In an effort to keep reasonably fit I try to exercise regularly and it struck me recently that I should do something to keep my brain fit too so I signed up for an Open University course about ecosystems.
It's not just been useful in my work but it has also given me a greater insight into my own garden's ecosystem. I've learned more about what makes it such an interesting and diverse place, a series of interactions between plants converting energy from the sun and a multitude of living, breathing, growing organisms from the birds and bees to the microbes and fungi which eventually return all that life to the earth.
I have often thought that nature would do a better job without my interference and find its own balance, but what I've been reminded of is that for my garden to retain all of its biodiversity, it does require a degree of management or it would eventually return to woodland, the climax vegetation that all land aspires to be.
As it is, a mix of woodland (the fruit trees), woodland edge (the hedges), woodland clearing (my mini meadow) and open water (the pond) it provides accommodation for species perfectly adapted to the conditions. From blue tits dangling precariously from the slender birch twigs, midges dancing in the early morning sunlight and the pair of wild ducks which have graced my pond with their mating displays, to the many hundreds of species of insects and other invertebrates that I can and can't see without a microscope. They are all part of my gardens ecosystem, some absolutely essential, others perhaps like the sparrow hawk which only I would miss, but all with a role to play.

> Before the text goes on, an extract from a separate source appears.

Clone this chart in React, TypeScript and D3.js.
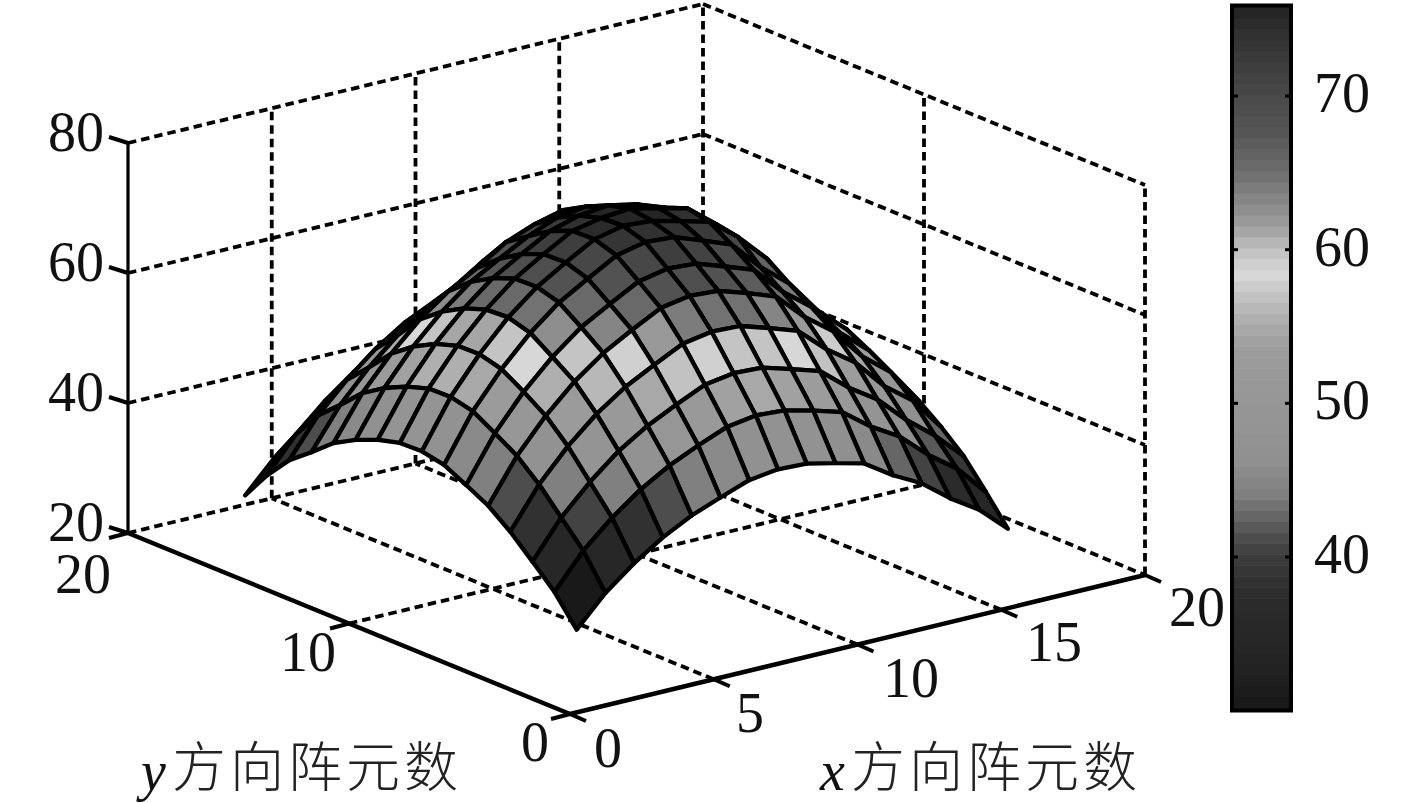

When we've decided that enough is enough with holes in the Hosta leaves and the green fly on the roses just have to go, it's all too easy to sprinkle round the slug pellets and reach for the insecticide spray. But in doing so we're introducing deadly poisons into the garden's food webs, depriving birds of some of their natural food and adding a toxic mix of chemicals to those that remain.
When we reduce biodiversity we do ourselves no favours. Although I've netted my vegetables so the rabbits and cabbage whites can't get to them before I do, it's live and let live here, my kind of ecosystem management doesn't recognise anything as a pest in my garden, just part of life's rich variety.